The first Nora Ephron film that I saw was When Harry Met Sally... staring Billy Crystal and Meg Ryan. I was a freshman in college and went to one of those movie parties where a bunch of half-friends meet up to watch a movie instead of actually embarking on the task of getting to know each other. Luckily, this meant no one spoke over the dialogue. I loved Sally Albright's neuroses and Harry Burns' bleakness. They were characters that were truly flesh and blood. They weren't cardboard stereotypes spouting out equally cardboard and stereotypical lines. They acted how people really act; talked how people really talk.

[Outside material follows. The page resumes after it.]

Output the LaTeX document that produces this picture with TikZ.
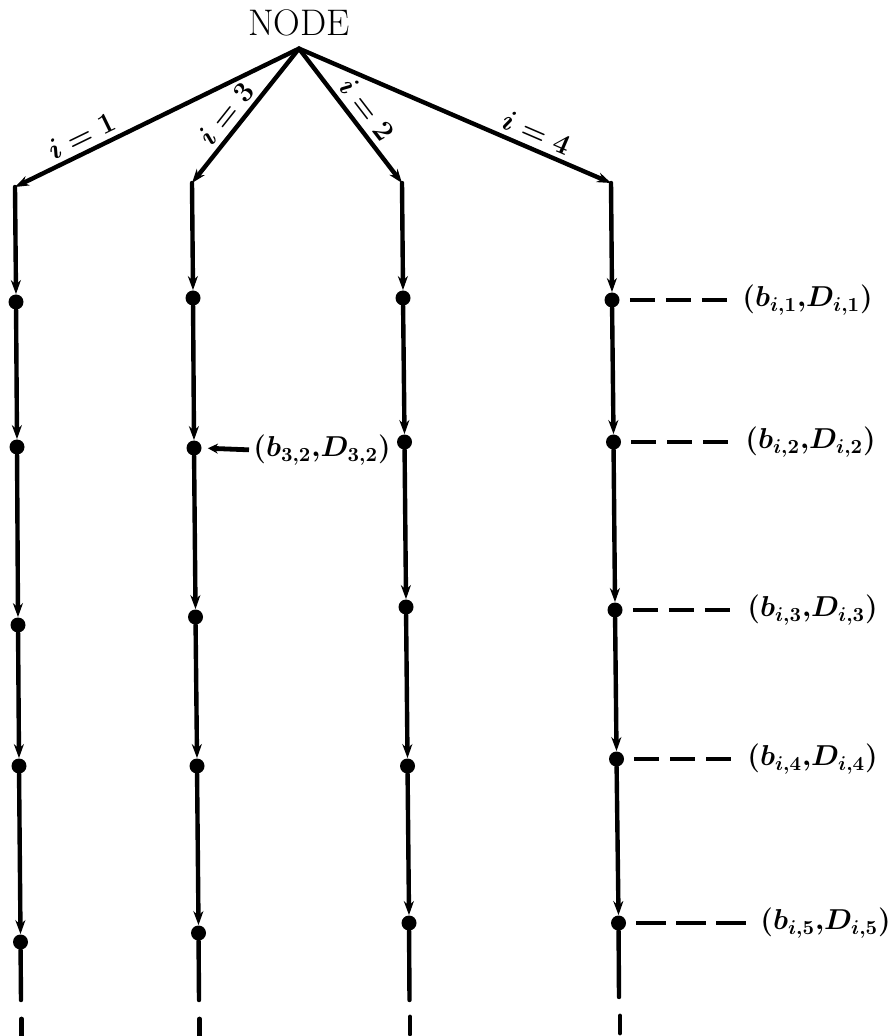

After that movie, I went and delved into the other Nora Ephron penned films. I then went on to read Heartburn and all of Ephron's books of essays. I even read her play Imaginary Friends, a piece about the turbulent relationship between writers Lillian Hellman and Mary McCarthy that largely went over my head, but I enjoyed regardless. She had a way of stringing together words that were genuinely amusing, even if you didn't always get the joke.
This year I took a fiction writing class, and when asked who my favorite writer was, I responded without hesitation that it was Nora Ephron. Her passing affects me more than I think the passing of a complete stranger should. I've never met her. Never spoken to her. I admittedly haven't even read all of her works, but I found myself particularly moved yesterday when I first heard the news of her death.
I take comfort in the fact, though, that although she may be gone her works are still here and far from being forgotten. Who can hear the name Katz Delicatessen without thinking, "I'll have what she's having" or see the Empire State building without thinking of Meg Ryan and Tom Hanks finally seeing each other for the first time after dozens of just-missed-you moments? I know I can't hear or see either of those without thinking immediately of Ephron's films.
So, lovely readers, any of you have a favorite Nora Ephron film or writing. As cliched as it is, mine will always be When Harry Met Sally. That's one of those movies that I never tire of!